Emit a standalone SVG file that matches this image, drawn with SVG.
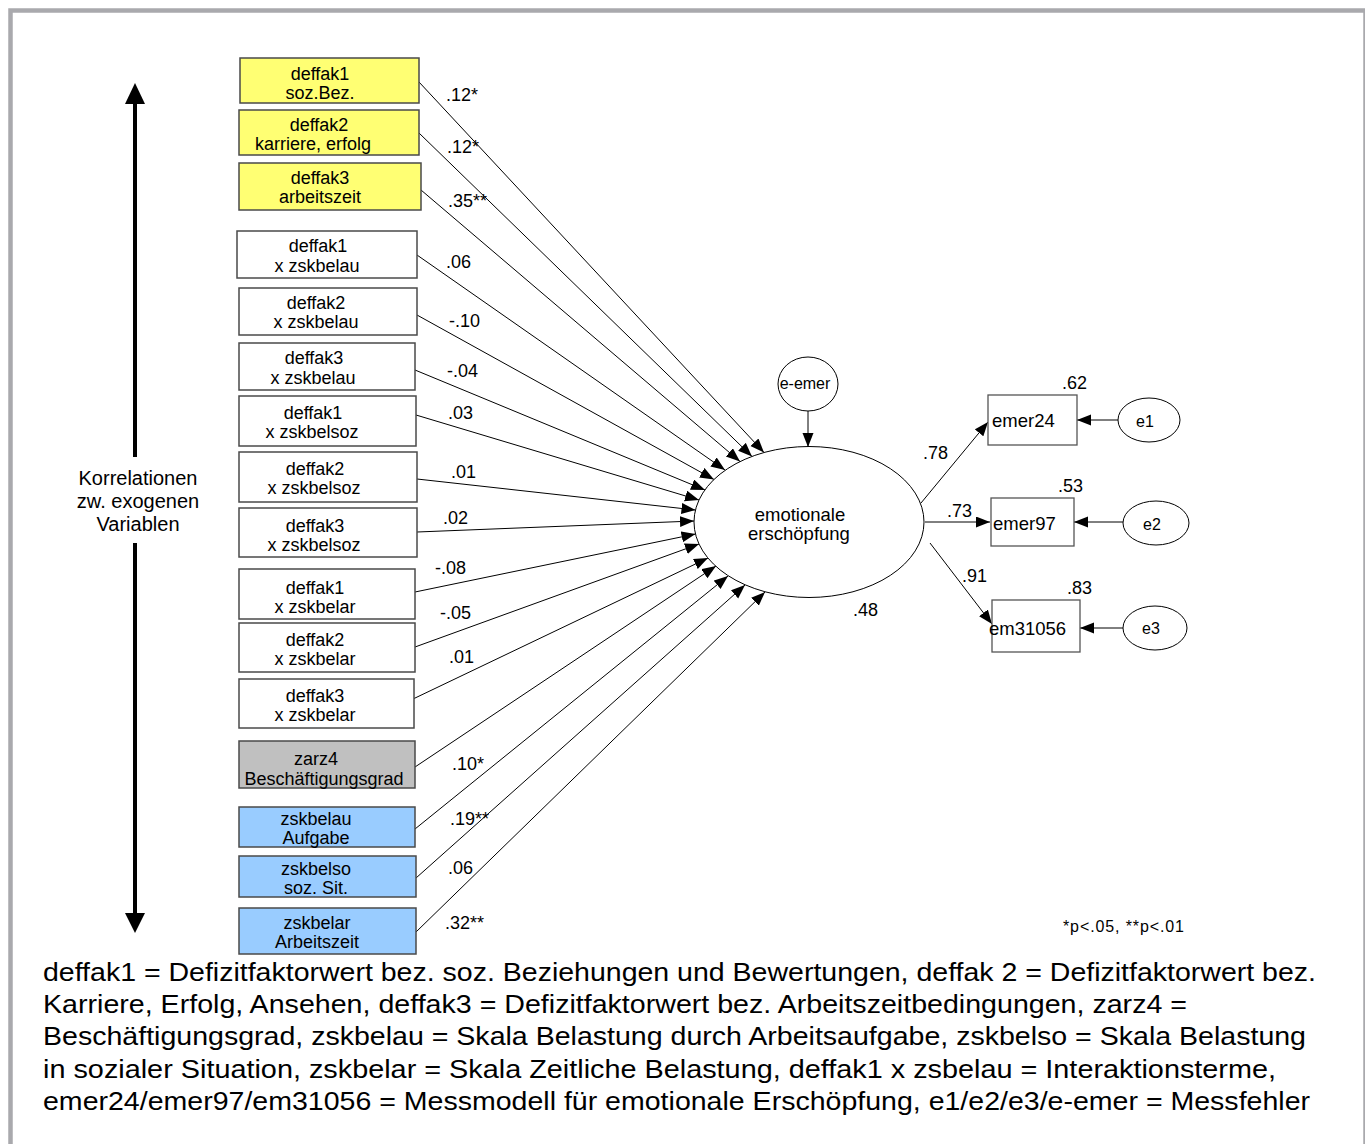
<svg xmlns="http://www.w3.org/2000/svg" width="1365" height="1144" viewBox="0 0 1365 1144">
<defs>
<style>
text{font-family:"Liberation Sans",Arial,sans-serif;fill:#000}
.bx{stroke:#4a4a4a;stroke-width:1.5}
.y{fill:#ffff73}.w{fill:#fff}.g{fill:#c0c0c0}.b{fill:#99ccff}
.bt{font-size:18px;text-anchor:middle}
.lb{font-size:18px}
.c{stroke:#000;stroke-width:1;fill:none;marker-end:url(#ah)}
.ov{fill:#fff;stroke:#000;stroke-width:1}
.rb{fill:#fff;stroke:#555;stroke-width:1.3}
.foot{font-size:26.5px}
</style>
<marker id="ah" markerUnits="userSpaceOnUse" markerWidth="15" markerHeight="12" refX="14" refY="5.5" orient="auto">
<path d="M0,0 L14,5.5 L0,11 z" fill="#000"/>
</marker>
</defs>
<rect x="0" y="0" width="1365" height="1144" fill="#fff"/>
<rect x="10.5" y="10.5" width="1355" height="1140" fill="none" stroke="#a9a9ad" stroke-width="4.5"/>

<g id="corr-arrow">
<line x1="135" y1="100" x2="135" y2="457" stroke="#000" stroke-width="4"/>
<line x1="135" y1="543" x2="135" y2="916" stroke="#000" stroke-width="4"/>
<polygon points="135,83 125,104 145,104" fill="#000"/>
<polygon points="135,933 125,913 145,913" fill="#000"/>
<text x="138" y="485" font-size="20" text-anchor="middle">Korrelationen</text>
<text x="138" y="508" font-size="20" text-anchor="middle">zw. exogenen</text>
<text x="138" y="531" font-size="20" text-anchor="middle">Variablen</text>
</g>

<g id="connectors">
<line class="c" x1="419" y1="82" x2="764" y2="452.5"/>
<line class="c" x1="419" y1="133" x2="752" y2="456.5"/>
<line class="c" x1="421" y1="190" x2="740" y2="461.5"/>
<line class="c" x1="417" y1="255" x2="725" y2="470"/>
<line class="c" x1="417" y1="315" x2="714" y2="479.5"/>
<line class="c" x1="415" y1="370" x2="705" y2="490"/>
<line class="c" x1="416" y1="415" x2="699" y2="500"/>
<line class="c" x1="417" y1="479" x2="695.5" y2="510"/>
<line class="c" x1="417" y1="532" x2="694" y2="521"/>
<line class="c" x1="415" y1="592" x2="695.5" y2="534"/>
<line class="c" x1="415" y1="647" x2="699" y2="544"/>
<line class="c" x1="413" y1="699" x2="708" y2="558"/>
<line class="c" x1="415" y1="767" x2="716" y2="566"/>
<line class="c" x1="415" y1="829" x2="728" y2="576"/>
<line class="c" x1="416" y1="878" x2="745" y2="585"/>
<line class="c" x1="416" y1="932" x2="765" y2="592"/>
<line class="c" x1="808" y1="411" x2="808" y2="447"/>
<line class="c" x1="921" y1="503" x2="988" y2="422"/>
<line class="c" x1="925" y1="522" x2="990" y2="522"/>
<line class="c" x1="930" y1="543" x2="992" y2="624"/>
<line class="c" x1="1118" y1="420" x2="1077" y2="420"/>
<line class="c" x1="1123" y1="522" x2="1074" y2="522"/>
<line class="c" x1="1123" y1="628" x2="1080" y2="628"/>
<g class="lb">
<text x="446" y="101">.12*</text>
<text x="447" y="153">.12*</text>
<text x="448" y="207">.35**</text>
<text x="446" y="268">.06</text>
<text x="449" y="327">-.10</text>
<text x="447" y="377">-.04</text>
<text x="448" y="419">.03</text>
<text x="451" y="478">.01</text>
<text x="443" y="524">.02</text>
<text x="435" y="574">-.08</text>
<text x="440" y="619">-.05</text>
<text x="449" y="663">.01</text>
<text x="452" y="770">.10*</text>
<text x="450" y="825">.19**</text>
<text x="448" y="874">.06</text>
<text x="445" y="929">.32**</text>
<text x="923" y="459">.78</text>
<text x="947" y="517">.73</text>
<text x="962" y="582">.91</text>
<text x="853" y="616">.48</text>
<text x="1062" y="389">.62</text>
<text x="1058" y="492">.53</text>
<text x="1067" y="594">.83</text>
</g>
</g>

<g id="n1"><rect class="bx y" x="240" y="58" width="179" height="45"/><text class="bt" x="320" y="80">deffak1</text><text class="bt" x="320" y="99">soz.Bez.</text></g>
<g id="n2"><rect class="bx y" x="239" y="110" width="180" height="45"/><text class="bt" x="319" y="131">deffak2</text><text class="bt" x="313" y="150">karriere, erfolg</text></g>
<g id="n3"><rect class="bx y" x="239" y="163" width="182" height="47"/><text class="bt" x="320" y="184">deffak3</text><text class="bt" x="320" y="203">arbeitszeit</text></g>
<g id="n4"><rect class="bx w" x="237" y="231" width="180" height="47"/><text class="bt" x="318" y="252">deffak1</text><text class="bt" x="317" y="272">x zskbelau</text></g>
<g id="n5"><rect class="bx w" x="239" y="288" width="178" height="47"/><text class="bt" x="316" y="309">deffak2</text><text class="bt" x="316" y="328">x zskbelau</text></g>
<g id="n6"><rect class="bx w" x="239" y="343" width="176" height="47"/><text class="bt" x="314" y="364">deffak3</text><text class="bt" x="313" y="384">x zskbelau</text></g>
<g id="n7"><rect class="bx w" x="239" y="396" width="177" height="50"/><text class="bt" x="313" y="419">deffak1</text><text class="bt" x="312" y="438">x zskbelsoz</text></g>
<g id="n8"><rect class="bx w" x="239" y="452" width="178" height="50"/><text class="bt" x="315" y="475">deffak2</text><text class="bt" x="314" y="494">x zskbelsoz</text></g>
<g id="n9"><rect class="bx w" x="239" y="508" width="178" height="49"/><text class="bt" x="315" y="532">deffak3</text><text class="bt" x="314" y="551">x zskbelsoz</text></g>
<g id="n10"><rect class="bx w" x="239" y="569" width="176" height="50"/><text class="bt" x="315" y="594">deffak1</text><text class="bt" x="315" y="613">x zskbelar</text></g>
<g id="n11"><rect class="bx w" x="239" y="623" width="176" height="49"/><text class="bt" x="315" y="646">deffak2</text><text class="bt" x="315" y="665">x zskbelar</text></g>
<g id="n12"><rect class="bx w" x="239" y="679" width="175" height="49"/><text class="bt" x="315" y="702">deffak3</text><text class="bt" x="315" y="721">x zskbelar</text></g>
<g id="n13"><rect class="bx g" x="239" y="741" width="176" height="47"/><text class="bt" x="316" y="765">zarz4</text><text class="bt" x="324" y="785">Beschäftigungsgrad</text></g>
<g id="n14"><rect class="bx b" x="239" y="807" width="176" height="40"/><text class="bt" x="316" y="825">zskbelau</text><text class="bt" x="316" y="844">Aufgabe</text></g>
<g id="n15"><rect class="bx b" x="239" y="856" width="177" height="41"/><text class="bt" x="316" y="875">zskbelso</text><text class="bt" x="316" y="894">soz. Sit.</text></g>
<g id="n16"><rect class="bx b" x="239" y="908" width="177" height="46"/><text class="bt" x="317" y="929">zskbelar</text><text class="bt" x="317" y="948">Arbeitszeit</text></g>

<g id="e-emer"><ellipse class="ov" cx="808" cy="384" rx="30" ry="27"/><text x="805" y="389" font-size="16" text-anchor="middle">e-emer</text></g>
<g id="emotionale"><ellipse class="ov" cx="809" cy="522" rx="115" ry="75.5"/><text x="800" y="521" font-size="18.5" text-anchor="middle">emotionale</text><text x="799" y="540" font-size="18.5" text-anchor="middle">erschöpfung</text></g>
<g id="emer24"><rect class="rb" x="988" y="395" width="89" height="50"/><text x="992" y="427" font-size="18.5">emer24</text></g>
<g id="emer97"><rect class="rb" x="991" y="498" width="83" height="48"/><text x="993" y="530" font-size="18.5">emer97</text></g>
<g id="em31056"><rect class="rb" x="992" y="600" width="88" height="52"/><text x="989" y="635" font-size="18.5">em31056</text></g>
<g id="e1"><ellipse class="ov" cx="1149" cy="420" rx="31" ry="22"/><text x="1145" y="427" font-size="16" text-anchor="middle">e1</text></g>
<g id="e2"><ellipse class="ov" cx="1156" cy="523" rx="33" ry="22"/><text x="1152" y="530" font-size="16" text-anchor="middle">e2</text></g>
<g id="e3"><ellipse class="ov" cx="1155" cy="628" rx="32" ry="22"/><text x="1151" y="634" font-size="16" text-anchor="middle">e3</text></g>

<text x="1063" y="932" font-size="16" textLength="121" lengthAdjust="spacing">*p&lt;.05, **p&lt;.01</text>

<g id="legend">
<text class="foot" x="43" y="981" textLength="1273" lengthAdjust="spacingAndGlyphs">deffak1 = Defizitfaktorwert bez. soz. Beziehungen und Bewertungen, deffak 2 = Defizitfaktorwert bez.</text>
<text class="foot" x="43" y="1013" textLength="1144" lengthAdjust="spacingAndGlyphs">Karriere, Erfolg, Ansehen, deffak3 = Defizitfaktorwert bez. Arbeitszeitbedingungen, zarz4 =</text>
<text class="foot" x="43" y="1045" textLength="1263" lengthAdjust="spacingAndGlyphs">Beschäftigungsgrad, zskbelau = Skala Belastung durch Arbeitsaufgabe, zskbelso = Skala Belastung</text>
<text class="foot" x="43" y="1078" textLength="1233" lengthAdjust="spacingAndGlyphs">in sozialer Situation, zskbelar = Skala Zeitliche Belastung, deffak1 x zsbelau = Interaktionsterme,</text>
<text class="foot" x="43" y="1110" textLength="1267" lengthAdjust="spacingAndGlyphs">emer24/emer97/em31056 = Messmodell für emotionale Erschöpfung, e1/e2/e3/e-emer = Messfehler</text>
</g>
</svg>
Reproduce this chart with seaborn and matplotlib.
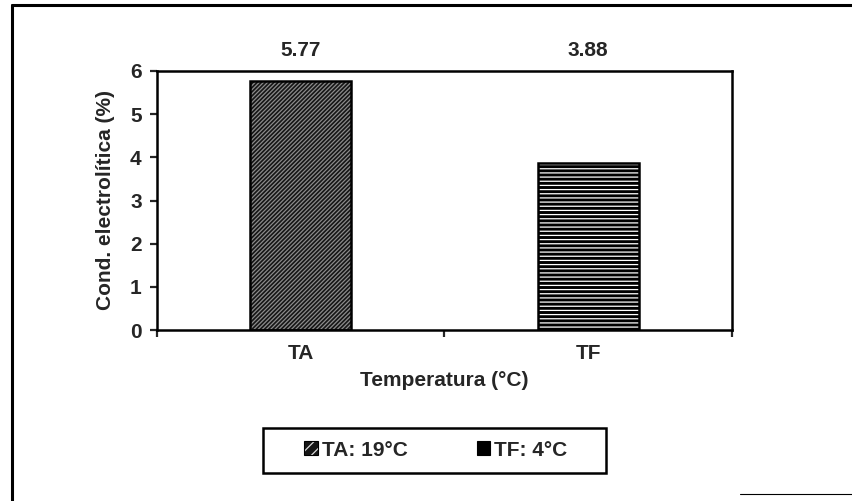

________________________________________

#### [TO BE DONE]
From the data above, pick out each line containing "this" and copy it.

#### [FULL SOLUTION]
Emit a standalone SVG file that matches this image, drawn with SVG.
Reproduce this chart with seaborn and matplotlib.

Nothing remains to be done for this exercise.